What would happen if we actually tapped into such painful experiences and drew strength from them? Painful experiences such as these can work as disruptions of body image pushing us out of our comfort zones. Instead of being comfortable in the shame corner or drowning in self-objectification, these experiences can actually be opportunities for growth. They can trigger the first step towards loving our bodies.
However, our responses to such experiences determine whether we grow or sink deeper. There are three possible responses to body image disruptions:
The first response is sinking deeper into shame through unhealthy coping mechanisms like self-objectification, eating disorders, self-harm, or drug abuse. For instance, having comfort foods could be a coping mechanism.
The second response could be clinging to our comfort zones through hiding (such as wearing over-sized clothes) or fixing. Many of us are victims of fixing through the diets we go on such liquid-only detox, keto diet and so many more. Of late with all these blenders and juicers, we are now drinking our vegetables and drinking all forms of tea that are promising weight loss.

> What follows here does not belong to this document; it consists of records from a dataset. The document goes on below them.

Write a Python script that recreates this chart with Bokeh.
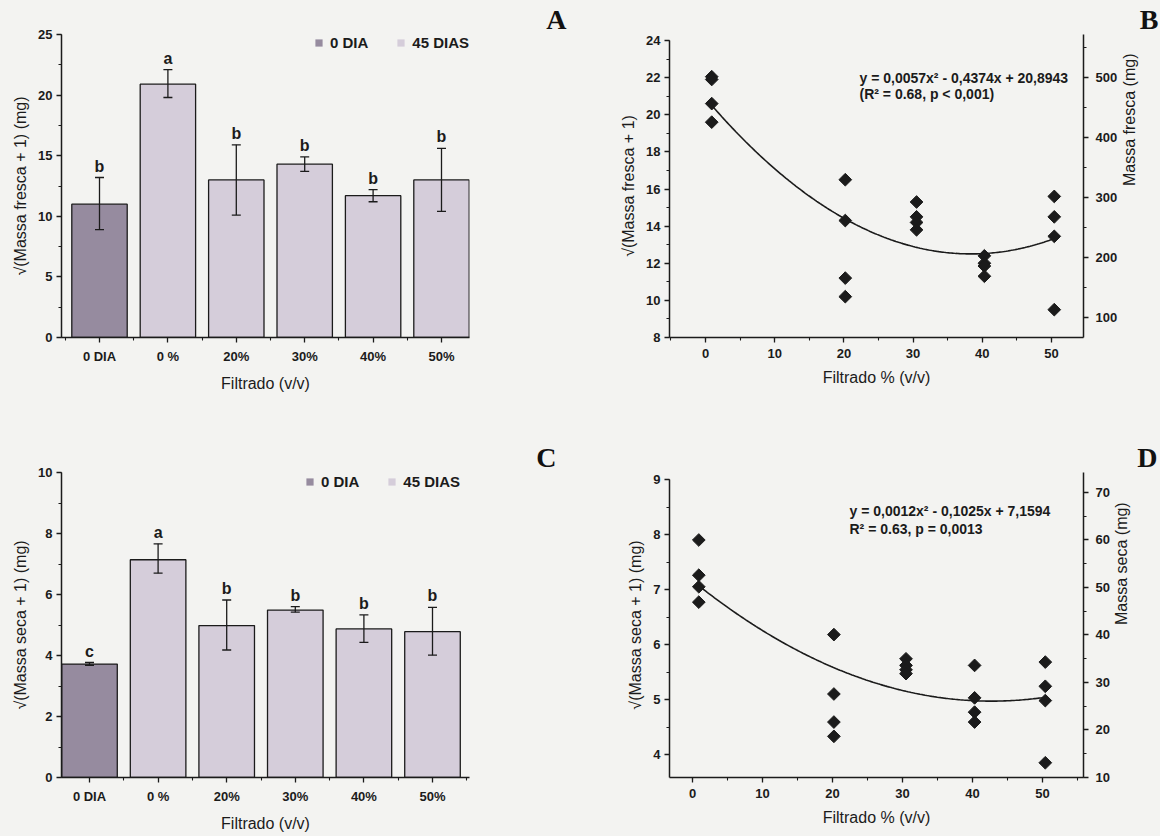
import numpy as np
from bokeh.plotting import figure
from bokeh.layouts import row, column
from bokeh.models import (ColumnDataSource, Range1d, LinearAxis, FixedTicker,
                          SingleIntervalTicker, Whisker, TeeHead, Label, Legend,
                          LegendItem, Title)
from bokeh.core.properties import value
from bokeh.embed import file_html
from bokeh.resources import INLINE

# ---------------- data ----------------
categories = ["0 DIA", "0 %", "20%", "30%", "40%", "50%"]
series_labels = ["0 DIA", "45 DIAS"]

fresh_mean = [11.0, 20.9, 13.0, 14.3, 11.7, 13.0]
fresh_lower = [8.9, 19.8, 10.1, 13.7, 11.2, 10.4]
fresh_upper = [13.2, 22.1, 15.9, 14.9, 12.2, 15.6]
fresh_letters = ["b", "a", "b", "b", "b", "b"]

dry_mean = [3.72, 7.14, 4.98, 5.49, 4.87, 4.78]
dry_lower = [3.68, 6.70, 4.18, 5.42, 4.43, 4.01]
dry_upper = [3.77, 7.66, 5.82, 5.60, 5.33, 5.58]
dry_letters = ["c", "a", "b", "b", "b", "b"]

filtrado_pct = [0.9, 20.2, 30.5, 40.3, 50.4]
fresh_reps = [[22.05, 21.9, 20.6, 19.6],
              [16.5, 14.3, 11.2, 10.2],
              [15.3, 14.5, 14.2, 13.8],
              [12.4, 12.0, 11.85, 11.3],
              [15.6, 14.5, 13.45, 9.5]]
dry_reps = [[7.9, 7.26, 7.05, 6.77],
            [6.18, 5.10, 4.59, 4.33],
            [5.74, 5.62, 5.54, 5.47],
            [5.62, 5.03, 4.77, 4.59],
            [5.68, 5.24, 4.98, 3.85]]
fresh_fit = [0.0057, -0.4374, 20.8943]
dry_fit = [0.0012, -0.1025, 7.1594]
fresh_eq = ["y = 0,0057x\u00b2 - 0,4374x + 20,8943", "(R\u00b2 = 0.68, p < 0,001)"]
dry_eq = ["y = 0,0012x\u00b2 - 0,1025x + 7,1594", "R\u00b2 = 0.63, p = 0,0013"]

# ---------------- style ----------------
FONT = "Liberation Sans"
SERIF = "Liberation Serif"
INK = "#1b1b1b"
BG = "#f3f3f1"
DARK = "#968b9f"
LIGHT = "#d5cdda"

# layout (page pixels): two columns, two rows; borders are shared per row/column
COL_W = (575, 585)
ROW_H = (420, 416)
LEFT_FRAME_X = (61, 469)
RIGHT_FRAME_X = (669, 1083)
TOP_FRAME_Y = (34, 337)
BOT_FRAME_Y = (472, 777)


def style_axis(ax, xside=False):
    ax.axis_line_color = INK
    ax.axis_line_width = 1.5
    ax.major_tick_line_color = INK
    ax.major_tick_line_width = 1.3
    ax.minor_tick_line_color = INK
    ax.minor_tick_line_width = 1.1
    ax.major_tick_out = 5
    ax.major_tick_in = 0
    ax.minor_tick_out = 3
    ax.minor_tick_in = 0
    ax.major_label_text_font = FONT
    ax.major_label_text_font_size = "13px"
    ax.major_label_text_font_style = "bold"
    ax.major_label_text_color = INK
    ax.axis_label_text_font = FONT
    ax.axis_label_text_font_size = "16px"
    ax.axis_label_text_font_style = "normal"
    ax.axis_label_text_color = INK
    ax.major_label_standoff = 6 if xside else 4
    ax.axis_label_standoff = 8 if xside else 6


def span(anchors, lo_px, hi_px):
    (v0, p0), (v1, p1) = anchors
    s = (v1 - v0) / (p1 - p0)
    return v0 + (lo_px - p0) * s, v0 + (hi_px - p0) * s


def make_fig(col, rw, xanch, yanch):
    fx = 0 if col == 0 else COL_W[0]
    fy = 0 if rw == 0 else ROW_H[0]
    w, h = COL_W[col], ROW_H[rw]
    L, R = LEFT_FRAME_X if col == 0 else RIGHT_FRAME_X
    T, B = TOP_FRAME_Y if rw == 0 else BOT_FRAME_Y
    x0, x1 = span(xanch, L, R)
    y0, y1 = span(yanch, B, T)
    p = figure(width=w, height=h, x_range=Range1d(x0, x1), y_range=Range1d(y0, y1),
               title=None, output_backend="svg", toolbar_location=None,
               min_border_left=L - fx, min_border_right=fx + w - R,
               min_border_top=T - fy, min_border_bottom=fy + h - B)
    p.background_fill_color = BG
    p.border_fill_color = BG
    p.outline_line_color = None
    p.xgrid.visible = False
    p.ygrid.visible = False
    p._frame = (L, T, R, B)
    return p


def px_to_data(p, px, py):
    L, T, R, B = p._frame
    xr, yr = p.x_range, p.y_range
    x = xr.start + (px - L) / (R - L) * (xr.end - xr.start)
    y = yr.end - (py - T) / (B - T) * (yr.end - yr.start)
    return x, y


def add_letter(p, letter, right_px):
    p.add_layout(Title(text=letter, align="right", offset=p._frame[2] - right_px,
                       standoff=0, text_font=SERIF, text_font_style="bold",
                       text_font_size="28px", text_color="#111111"), "above")


def bar_panel(means, lowers, uppers, letters, ymax, ystep, ylabel, rw, xanch, yanch,
              letter, letter_right, legend_px):
    xpos = list(range(len(categories)))
    p = make_fig(0, rw, xanch, yanch)
    p.vbar(x=xpos[:1], top=means[:1], width=0.81, fill_color=DARK,
           line_color=INK, line_width=1.3)
    p.vbar(x=xpos[1:], top=means[1:], width=0.81, fill_color=LIGHT,
           line_color=INK, line_width=1.3)
    src = ColumnDataSource(dict(x=xpos, lo=lowers, hi=uppers, lab=letters))
    wh = Whisker(source=src, base="x", upper="hi", lower="lo", line_color=INK,
                 line_width=1.3, level="overlay",
                 upper_head=TeeHead(size=9, line_color=INK, line_width=1.3),
                 lower_head=TeeHead(size=9, line_color=INK, line_width=1.3))
    p.add_layout(wh)
    p.text(x="x", y="hi", text="lab", source=src, text_align="center",
           text_baseline="bottom", y_offset=-3, text_font=value(FONT),
           text_font_style="bold", text_font_size="16px", text_color=INK)

    # legend swatches (renderers placed outside the visible x range)
    off = p.x_range.start - 5
    d0 = p.vbar(x=[off], top=[1], width=0.8, fill_color=DARK, line_color=None)
    d1 = p.vbar(x=[off], top=[1], width=0.8, fill_color=LIGHT, line_color=None)
    L, T, R, B = p._frame
    lx, ly = legend_px
    leg = Legend(items=[LegendItem(label=series_labels[0], renderers=[d0]),
                        LegendItem(label=series_labels[1], renderers=[d1])],
                 location=(lx - L, B - (ly + 8)), orientation="horizontal",
                 background_fill_alpha=0, border_line_alpha=0,
                 glyph_width=9, glyph_height=9, label_standoff=7, spacing=28,
                 padding=0, margin=0, label_height=16,
                 label_text_font=FONT, label_text_font_style="bold",
                 label_text_font_size="15px", label_text_color=INK)
    p.add_layout(leg)

    p.xaxis.ticker = FixedTicker(ticks=xpos, minor_ticks=[i + 0.5 for i in range(-1, 6)])
    p.xaxis.major_label_overrides = {i: c for i, c in enumerate(categories)}
    p.xaxis.axis_label = "Filtrado (v/v)"
    p.yaxis.ticker = SingleIntervalTicker(interval=ystep, num_minor_ticks=2)
    p.yaxis.axis_label = ylabel
    p.yaxis.bounds = (0, ymax)
    for ax in p.xaxis:
        style_axis(ax, True)
    for ax in p.yaxis:
        style_axis(ax)
    add_letter(p, letter, letter_right)
    return p


def scatter_panel(reps, fit, eq, ytop, ystep, ranch, rstep, ylabel, rlabel, rw,
                  xanch, yanch, letter, letter_right, eq_px):
    p = make_fig(1, rw, xanch, yanch)
    xs = [filtrado_pct[i] for i, g in enumerate(reps) for _ in g]
    ys = [v for g in reps for v in g]
    cx = np.linspace(filtrado_pct[0], filtrado_pct[-1], 200)
    cy = np.polyval(fit, cx)
    p.line(cx, cy, line_color=INK, line_width=1.6)
    p.scatter(xs, ys, marker="square", angle=np.pi / 4, size=9,
              fill_color=INK, line_color=INK)

    p.xaxis.ticker = SingleIntervalTicker(interval=10, num_minor_ticks=2)
    p.xaxis.axis_label = "Filtrado % (v/v)"
    p.yaxis[0].ticker = SingleIntervalTicker(interval=ystep, num_minor_ticks=2)
    p.yaxis[0].axis_label = ylabel
    p.yaxis[0].bounds = (p.y_range.start, ytop)

    # right axis calibrated against the left scale (right value, left value)
    (r0, l0), (r1, l1) = ranch
    k = (r1 - r0) / (l1 - l0)
    p.extra_y_ranges = {"right": Range1d(r0 + (p.y_range.start - l0) * k,
                                         r0 + (p.y_range.end - l0) * k)}
    rax = LinearAxis(y_range_name="right", axis_label=rlabel,
                     ticker=SingleIntervalTicker(interval=rstep, num_minor_ticks=2))
    try:
        rax.axis_label_orientation = np.pi / 2
    except Exception:
        pass
    p.add_layout(rax, "right")
    for ax in p.xaxis:
        style_axis(ax, True)
    for ax in p.yaxis:
        style_axis(ax)
    rax.major_label_standoff = 7
    rax.axis_label_standoff = 9

    ex, ey1, ey2 = eq_px
    for line_txt, py in zip(eq, (ey1, ey2)):
        x, y = px_to_data(p, ex, py)
        p.add_layout(Label(x=x, y=y, text=line_txt, text_font=FONT,
                           text_font_style="bold", text_font_size="14px",
                           text_color=INK, text_baseline="middle", text_align="left"))
    add_letter(p, letter, letter_right)
    return p


pA = bar_panel(fresh_mean, fresh_lower, fresh_upper, fresh_letters, 25, 5,
               "\u221a(Massa fresca + 1) (mg)", 0, ((0, 99), (5, 441)),
               ((0, 337), (25, 34)), "A", 566, (314, 43))
pB = scatter_panel(fresh_reps, fresh_fit, fresh_eq, 24, 2, ((500, 22.0), (100, 9.09)), 100,
                   "\u221a(Massa fresca + 1)", "Massa fresca (mg)", 0,
                   ((0, 705), (50, 1051)), ((8, 337), (24, 40)), "B", 1158, (859, 77, 93))
pC = bar_panel(dry_mean, dry_lower, dry_upper, dry_letters, 10, 2,
               "\u221a(Massa seca + 1) (mg)", 1, ((0, 89), (5, 432)),
               ((0, 777), (10, 472)), "C", 556, (305, 482))
pD = scatter_panel(dry_reps, dry_fit, dry_eq, 9, 1, ((70, 8.764), (10, 3.585)), 10,
                   "\u221a(Massa seca + 1) (mg)", "Massa seca (mg)", 1,
                   ((0, 692), (50, 1042)), ((4, 754), (9, 479)), "D", 1157, (849, 510, 528))

layout = column(row(pA, pB), row(pC, pD), styles={"background-color": BG})
open("out.html", "w").write(file_html(layout, INLINE))
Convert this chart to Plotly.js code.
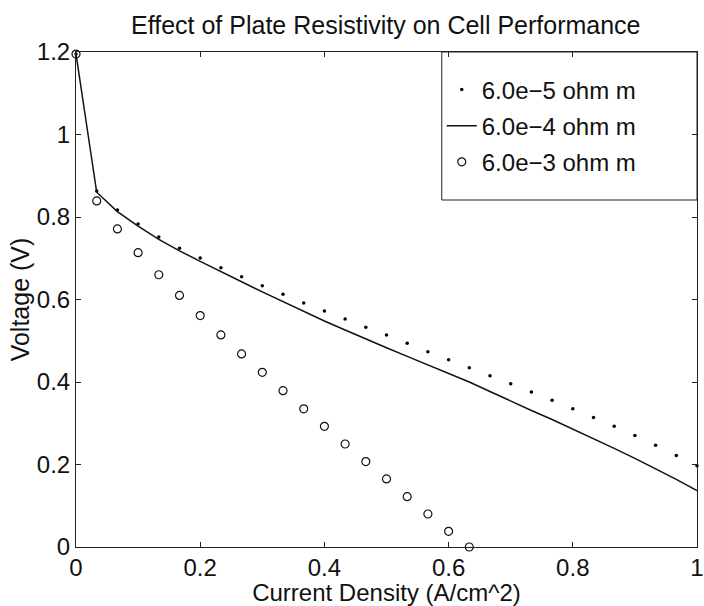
<!DOCTYPE html>
<html>
<head>
<meta charset="utf-8">
<script src="https://cdn.plot.ly/plotly-3.0.1.min.js"></script>
<style>html,body{margin:0;padding:0;background:#fff;}#chart{width:704px;height:606px;}</style>
</head>
<body>
<div id="chart"></div>
<script>
// Current density steps (A/cm^2): 0, 1/30, 2/30, ... 1
var currentDensity = [];
for (var i = 0; i <= 30; i++) currentDensity.push(i / 30);

var seriesNames = ["6.0e\u22125 ohm m", "6.0e\u22124 ohm m", "6.0e\u22123 ohm m"];

// 6.0e-5 ohm m (dots)
var voltageLow = [1.195, 0.863, 0.817, 0.783, 0.7515, 0.724, 0.7006, 0.677, 0.655, 0.6335,
  0.6125, 0.5915, 0.572, 0.553, 0.533, 0.514, 0.494, 0.4735, 0.454, 0.4347,
  0.415, 0.396, 0.376, 0.3555, 0.335, 0.314, 0.2925, 0.270, 0.2465, 0.222, 0.197];

// 6.0e-4 ohm m (solid line)
var voltageMid = [1.195, 0.860, 0.813, 0.778, 0.746, 0.718, 0.6926, 0.667, 0.643, 0.6185,
  0.5945, 0.5705, 0.548, 0.526, 0.504, 0.483, 0.462, 0.441, 0.420, 0.400,
  0.377, 0.353, 0.331, 0.309, 0.286, 0.2635, 0.239, 0.215, 0.190, 0.164, 0.1365];

// 6.0e-3 ohm m (open circles) - ends at zero voltage
var currentHigh = currentDensity.slice(0, 20);
var voltageHigh = [1.195, 0.839, 0.771, 0.7135, 0.660, 0.610, 0.561, 0.514, 0.468, 0.4235,
  0.379, 0.335, 0.2925, 0.2497, 0.207, 0.165, 0.122, 0.080, 0.038, 0.0];

var xTicks = [0, 0.2, 0.4, 0.6, 0.8, 1];
var yTicks = [0, 0.2, 0.4, 0.6, 0.8, 1, 1.2];

var FONT = '"Liberation Sans", Arial, Helvetica, sans-serif';

var traces = [
  {x: currentDensity, y: voltageLow, name: seriesNames[0], type: 'scatter', mode: 'markers',
   marker: {color: '#000', size: 3.5, symbol: 'circle'}, cliponaxis: false, legendgroup: 'a'},
  {x: currentDensity, y: voltageMid, name: seriesNames[1], type: 'scatter', mode: 'lines',
   line: {color: '#111', width: 1.5}, cliponaxis: false, legendgroup: 'b'},
  {x: currentHigh, y: voltageHigh, name: seriesNames[2], type: 'scatter', mode: 'markers',
   marker: {color: '#111', size: 8, symbol: 'circle-open', line: {width: 1.2, color: '#111'}},
   cliponaxis: false, legendgroup: 'c'}
];

var axisCommon = {
  showgrid: false, zeroline: false, showline: true, linecolor: '#222', linewidth: 1,
  mirror: 'ticks', ticks: 'inside', ticklen: 5, tickcolor: '#222', tickwidth: 1,
  ticklabeloverflow: 'allow',
  tickfont: {family: FONT, size: 24, color: '#111'}
};

var layout = {
  width: 704, height: 606,
  margin: {l: 76, r: 7, t: 52, b: 59, pad: 0},
  paper_bgcolor: '#fff', plot_bgcolor: '#fff',
  font: {family: FONT, color: '#111'},
  title: {text: 'Effect of Plate Resistivity on Cell Performance',
    font: {family: FONT, size: 25, color: '#111'},
    x: 0.548, xanchor: 'center', xref: 'container', y: 0.944, yanchor: 'bottom', yref: 'container'},
  xaxis: Object.assign({}, axisCommon, {range: [-0.00001, 1.00001], tickvals: xTicks, ticktext: xTicks.map(String),
    ticklabelstandoff: -1,
    title: {text: 'Current Density (A/cm^2)', font: {family: FONT, size: 24, color: '#111'}, standoff: 9}}),
  yaxis: Object.assign({}, axisCommon, {range: [-0.00001, 1.20001], tickvals: yTicks, ticktext: yTicks.map(String),
    title: {text: 'Voltage (V)', font: {family: FONT, size: 25, color: '#111'}, standoff: 0}}),
  showlegend: true,
  legend: {x: 0.589, xanchor: 'left', y: 0.969, yanchor: 'top', bgcolor: 'rgba(0,0,0,0)',
    borderwidth: 0, font: {family: FONT, size: 24, color: '#111'},
    traceorder: 'grouped', tracegroupgap: 2},
  shapes: [{type: 'rect', xref: 'paper', yref: 'paper', x0: 0.589, x1: 1, y0: 0.701, y1: 1,
    line: {color: '#222', width: 1}, fillcolor: 'rgba(0,0,0,0)'}]
};

Plotly.newPlot('chart', traces, layout, {displayModeBar: false, staticPlot: true});
</script>
</body>
</html>
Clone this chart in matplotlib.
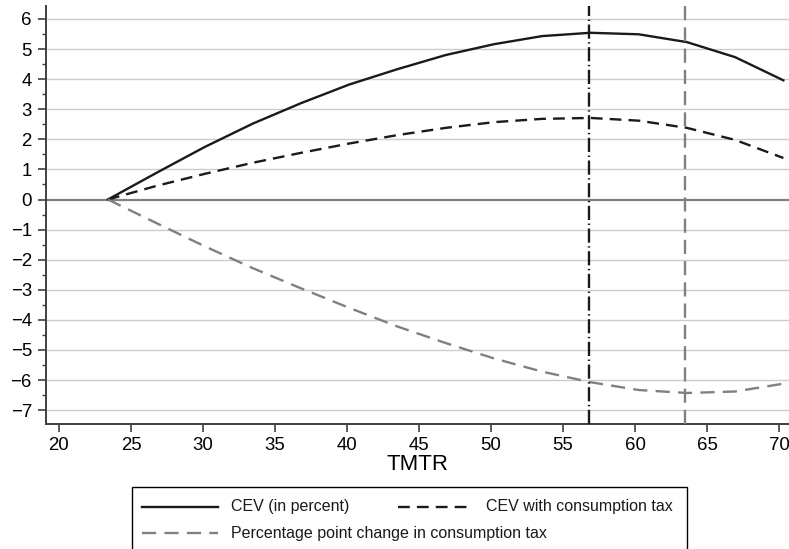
import matplotlib
matplotlib.use("Agg")
from matplotlib import pyplot as plt
from matplotlib.lines import Line2D
from matplotlib.patches import Rectangle
from matplotlib.ticker import MultipleLocator

plt.rcParams['font.family'] = ['Liberation Sans', 'DejaVu Sans']

# top marginal tax rate grid and welfare results
tmtr = [23.4, 26.75, 30.1, 33.45, 36.8, 40.15, 43.5, 46.85, 50.2,
        53.55, 56.9, 60.25, 63.6, 66.95, 70.3]
cev = [0.0, 0.88, 1.74, 2.52, 3.2, 3.82, 4.33, 4.80, 5.16,
       5.43, 5.54, 5.49, 5.23, 4.73, 3.96]
cev_ctax = [0.0, 0.45, 0.85, 1.22, 1.55, 1.86, 2.14, 2.38, 2.57,
            2.68, 2.71, 2.62, 2.38, 1.98, 1.38]
ctax_change = [0.0, -0.78, -1.55, -2.28, -2.95, -3.6, -4.22, -4.77, -5.28,
               -5.72, -6.07, -6.33, -6.43, -6.38, -6.12]
opt_cev = 56.83
opt_ctax = 63.5

W, H = 789, 549
fig = plt.figure(figsize=(W/100, H/100), dpi=100)
ax = fig.add_axes([45.7/W, 1 - 424/H, 1 - 45.7/W, (424 - 6)/H])

black = "#1a1a1a"
grey = "#808080"

for v in range(-7, 7):
    if v != 0:
        ax.axhline(v, color="#cccccc", linewidth=1.0, zorder=0)
ax.axhline(0, color=grey, linewidth=1.6, zorder=1)

ax.plot(tmtr, cev, color=black, linewidth=1.7, zorder=3)
ax.plot(tmtr, cev_ctax, color=black, linewidth=1.7, dashes=(5, 3), zorder=3)
ax.plot(tmtr, ctax_change, color=grey, linewidth=1.7, dashes=(6, 3.5), zorder=3)

ax.axvline(opt_cev, color=black, linewidth=1.7, dashes=(6, 1.5, 0.6, 1.5), zorder=4)
ax.axvline(opt_ctax, color=grey, linewidth=1.7, dashes=(6, 3), zorder=4)

ax.set_xlim(19.08, 70.69)
ax.set_ylim(-7.46, 6.43)
ax.xaxis.set_major_locator(MultipleLocator(5))
ax.yaxis.set_major_locator(MultipleLocator(1))
ax.yaxis.set_minor_locator(MultipleLocator(0.5))

for side in ["top", "right"]:
    ax.spines[side].set_visible(False)
for side in ["left", "bottom"]:
    ax.spines[side].set_color("#404040")
    ax.spines[side].set_linewidth(1.4)

ax.tick_params(axis="both", which="major", direction="out", length=5.5,
               width=1.2, color="#404040", labelsize=13.4)
ax.tick_params(axis="y", which="major", pad=4.5)
ax.tick_params(axis="x", which="major", pad=3.5)
ax.tick_params(axis="y", which="minor", direction="out", length=3,
               width=1.0, color="#404040")
ax.set_xlabel("TMTR", fontsize=16, labelpad=0)

# legend box below the axes
def fx(px):
    return px / W

def fy(py):
    return 1 - py / H

fig.add_artist(Rectangle((fx(131.7), fy(560)), fx(687.3) - fx(131.7),
                         fy(487.3) - fy(560), transform=fig.transFigure,
                         fill=False, edgecolor="black", linewidth=1.0))

entries = [
    ("CEV (in percent)", black, None, 141.7, 218.3, 230.7, 506.7),
    ("CEV with consumption tax", black, (5, 3), 398.0, 472.0, 486.0, 506.7),
    ("Percentage point change in consumption tax", grey, (6, 3.5),
     141.7, 218.3, 230.7, 533.3),
]
for label, color, dash, x0, x1, xt, yy in entries:
    line = Line2D([fx(x0), fx(x1)], [fy(yy), fy(yy)], transform=fig.transFigure,
                  color=color, linewidth=1.7)
    if dash is not None:
        line.set_dashes(dash)
    fig.add_artist(line)
    fig.text(fx(xt), fy(yy), label, fontsize=11.5, va="center", ha="left",
             color="#1a1a1a")

fig.savefig("out.png", dpi=100)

The third response which is the ideal one is creating body image resilience. Once you hit rock bottom the only way to go is up. Hitting rock bottom initiates a shift in your mindset. Body positive people have often gone through painful experiences that helped in shifting their mentality towards their bodies. Body image resilience happens when you finally get tired of this constant obsession about your body and you finally accept who you are and choose to love that person. You learn how to block out the noises and start to see your body as an instrument and not an ornament. It is created when you start to say good things about your body and focus on your strengths rather than your looks.
Body positivity is not defined as believing your body looks good; it’s knowing that your body is good. It is choosing to see beyond all these things about you that need fixing and embracing them. It is taking care of yourself and making decisions about your body for you and not for the purpose of pleasing other people. The choice to change your diet, start working out, wear a type of clothing, put on make-up…. Anything to do with your body has to be a choice you make for you.
I remember when I tried to work out for the first time and the thought process behind that decision. In case you thought this was going to be a happy ending and I am now a gym guru, you’re wrong. Hunny I still can’t work out to save my own life! The reason is probably that I am constantly trying to ‘fix’ an imperfection I think I have. Maybe it’s time to redefine our health in a way that has nothing to do with our bodies. Maybe it’s time to join the gym, eat healthier, or be consistent with home work-out plans because being active is good for our health.

We have allowed our bodies to be distorted and objectified. We have allowed ourselves to be defined as the body first and people second. I think it’s time we defined beauty for ourselves. We need to stop defining it based on what we consume in mainstream media almost every minute of our lives. It is time to stop chasing the perfect body! Ending the pursuit for perfection means loving your body for what it does for you. It means working on your relationship with your body through learning self-love. It also means reminding yourself how sexy you are
instead of obsessing over how your legs don’t look good in shorts.